• _Collected material_
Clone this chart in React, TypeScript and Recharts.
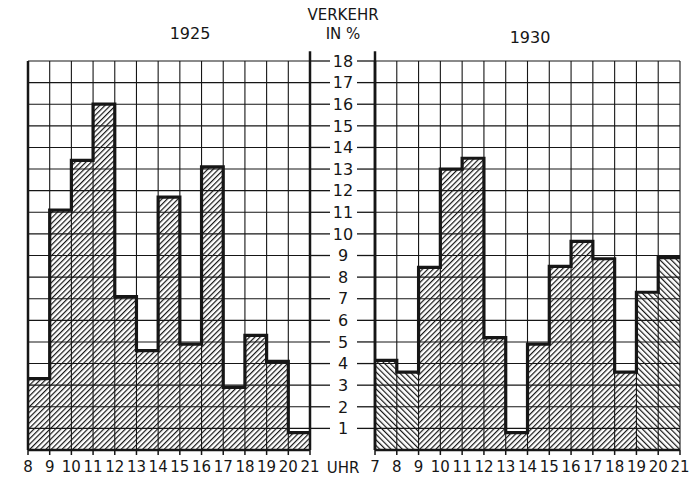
import React from "react";
import { AreaChart, Area, XAxis, YAxis, CartesianGrid, ReferenceLine } from "recharts";

// start hour of each one-hour interval and its share of daily traffic (%)
const hours1925 = [8, 9, 10, 11, 12, 13, 14, 15, 16, 17, 18, 19, 20];
const values1925 = [3.3, 11.1, 13.4, 16.0, 7.1, 4.6, 11.7, 4.9, 13.1, 2.9, 5.3, 4.1, 0.8];
const hatch1925 = ["/", "/", "/", "/", "/", "/", "/", "/", "/", "/", "/", "/", "/"];

const hours1930 = [7, 8, 9, 10, 11, 12, 13, 14, 15, 16, 17, 18, 19, 20];
const values1930 = [4.15, 3.6, 8.45, 13.0, 13.5, 5.2, 0.8, 4.9, 8.5, 9.65, 8.85, 3.6, 7.3, 8.9];
const hatch1930 = ["\\", "\\", "/", "/", "/", "/", "/", "/", "/", "/", "/", "/", "\\", "\\"];

const yTicks = [1, 2, 3, 4, 5, 6, 7, 8, 9, 10, 11, 12, 13, 14, 15, 16, 17, 18];
const xTicks1925 = [8, 9, 10, 11, 12, 13, 14, 15, 16, 17, 18, 19, 20, 21];
const xTicks1930 = [7, 8, 9, 10, 11, 12, 13, 14, 15, 16, 17, 18, 19, 20, 21];

const INK = "#161616";
const FONT = "'DejaVu Sans', sans-serif";

// step table: one row per interval start, plus a closing row at the last hour's end
function buildRows(hours: number[], values: number[], hatch: string[]) {
  const rows = hours.map((h, i) => ({
    h,
    v: values[i],
    fwd: hatch[i] === "/" ? values[i] : 0,
    back: hatch[i] === "\\" ? values[i] : 0,
  }));
  const last = rows[rows.length - 1];
  rows.push({ ...last, h: last.h + 1 });
  return rows;
}

const rows1925 = buildRows(hours1925, values1925, hatch1925);
const rows1930 = buildRows(hours1930, values1930, hatch1930);

function Hatches({ id }: { id: string }) {
  return (
    <defs>
      <pattern id={id + "-fwd"} patternUnits="userSpaceOnUse" width={3.8} height={3.8} patternTransform="rotate(45)">
        <line x1={0.6} y1={0} x2={0.6} y2={3.8} stroke={INK} strokeWidth={1.2} />
      </pattern>
      <pattern id={id + "-back"} patternUnits="userSpaceOnUse" width={4} height={4} patternTransform="rotate(-45)">
        <line x1={0.6} y1={0} x2={0.6} y2={4} stroke={INK} strokeWidth={1.2} />
      </pattern>
    </defs>
  );
}

const EmptyTick = () => <g />;

const CenterTick = (props: any) => {
  const { x, y, payload } = props;
  return (
    <text x={x - 14} y={y} dy="0.36em" textAnchor="middle" fill={INK} fontSize={16} fontFamily={FONT}>
      {payload.value}
    </text>
  );
};

function Panel({
  id,
  rows,
  xTicks,
  side,
  width,
  yWidth,
  margin,
}: {
  id: string;
  rows: any[];
  xTicks: number[];
  side: "left" | "right";
  width: number;
  yWidth: number;
  margin: any;
}) {
  const x0 = xTicks[0];
  const x1 = xTicks[xTicks.length - 1];
  const axisX = side === "left" ? x1 : x0;
  return (
    <AreaChart width={width} height={479} data={rows} margin={margin}>
      <Hatches id={id} />
      <CartesianGrid stroke={INK} strokeWidth={1.1} />
      <XAxis
        type="number"
        dataKey="h"
        domain={[x0, x1]}
        ticks={xTicks}
        interval={0}
        height={29}
        axisLine={{ stroke: INK, strokeWidth: 2.5 }}
        tickLine={{ stroke: INK, strokeWidth: 1.5 }}
        tickSize={5}
        tickMargin={6}
        tick={{ fill: INK, fontSize: 15, fontFamily: FONT }}
      />
      <YAxis
        type="number"
        domain={[0, 18]}
        ticks={yTicks}
        interval={0}
        orientation={side === "left" ? "right" : "left"}
        width={yWidth}
        axisLine={{ stroke: INK, strokeWidth: 2.5 }}
        tickLine={{ stroke: INK, strokeWidth: 1.3 }}
        tickSize={side === "left" ? 20 : 18}
        tickMargin={0}
        tick={side === "left" ? EmptyTick : CenterTick}
      />
      <Area
        type="stepAfter"
        dataKey="fwd"
        stroke="none"
        fill={`url(#${id}-fwd)`}
        fillOpacity={1}
        dot={false}
        activeDot={false}
        isAnimationActive={false}
      />
      <Area
        type="stepAfter"
        dataKey="back"
        stroke="none"
        fill={`url(#${id}-back)`}
        fillOpacity={1}
        dot={false}
        activeDot={false}
        isAnimationActive={false}
      />
      <Area
        type="stepAfter"
        dataKey="v"
        stroke={INK}
        strokeWidth={3.2}
        fill="none"
        dot={false}
        activeDot={false}
        isAnimationActive={false}
      />
      <ReferenceLine x={x0} stroke={INK} strokeWidth={2.5} />
      <ReferenceLine
        segment={[
          { x: axisX, y: 18 },
          { x: axisX, y: 18.45 },
        ]}
        ifOverflow="visible"
        stroke={INK}
        strokeWidth={2.5}
      />
    </AreaChart>
  );
}

const textStyle: React.CSSProperties = {
  position: "absolute",
  fontFamily: FONT,
  color: INK,
  textAlign: "center",
  lineHeight: 1,
  whiteSpace: "nowrap",
};

export default function App() {
  return (
    <div style={{ position: "absolute", left: 0, top: 0, width: 697, height: 479, background: "#fff" }}>
      <div style={{ position: "absolute", left: 0, top: 0 }}>
        <Panel
          id="p1925"
          rows={rows1925}
          xTicks={xTicks1925}
          side="left"
          width={340}
          yWidth={30}
          margin={{ top: 61, right: 0, bottom: 0, left: 28 }}
        />
      </div>
      <div style={{ position: "absolute", left: 320, top: 0 }}>
        <Panel
          id="p1930"
          rows={rows1930}
          xTicks={xTicks1930}
          side="right"
          width={377}
          yWidth={55}
          margin={{ top: 61, right: 17, bottom: 0, left: 0 }}
        />
      </div>
      <div style={{ ...textStyle, left: 303, width: 80, top: 8, fontSize: 15 }}>VERKEHR</div>
      <div style={{ ...textStyle, left: 303, width: 80, top: 27, fontSize: 15 }}>IN %</div>
      <div style={{ ...textStyle, left: 150, width: 80, top: 26, fontSize: 16 }}>1925</div>
      <div style={{ ...textStyle, left: 490, width: 80, top: 30, fontSize: 16 }}>1930</div>
      <div style={{ ...textStyle, left: 313, width: 60, top: 461, fontSize: 15 }}>UHR</div>
    </div>
  );
}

• _Aim_
Look through the material and copy each line that has "React".

• _Response to the exercise_
Clone this chart in React, TypeScript and Recharts.
import React from "react";
const textStyle: React.CSSProperties = {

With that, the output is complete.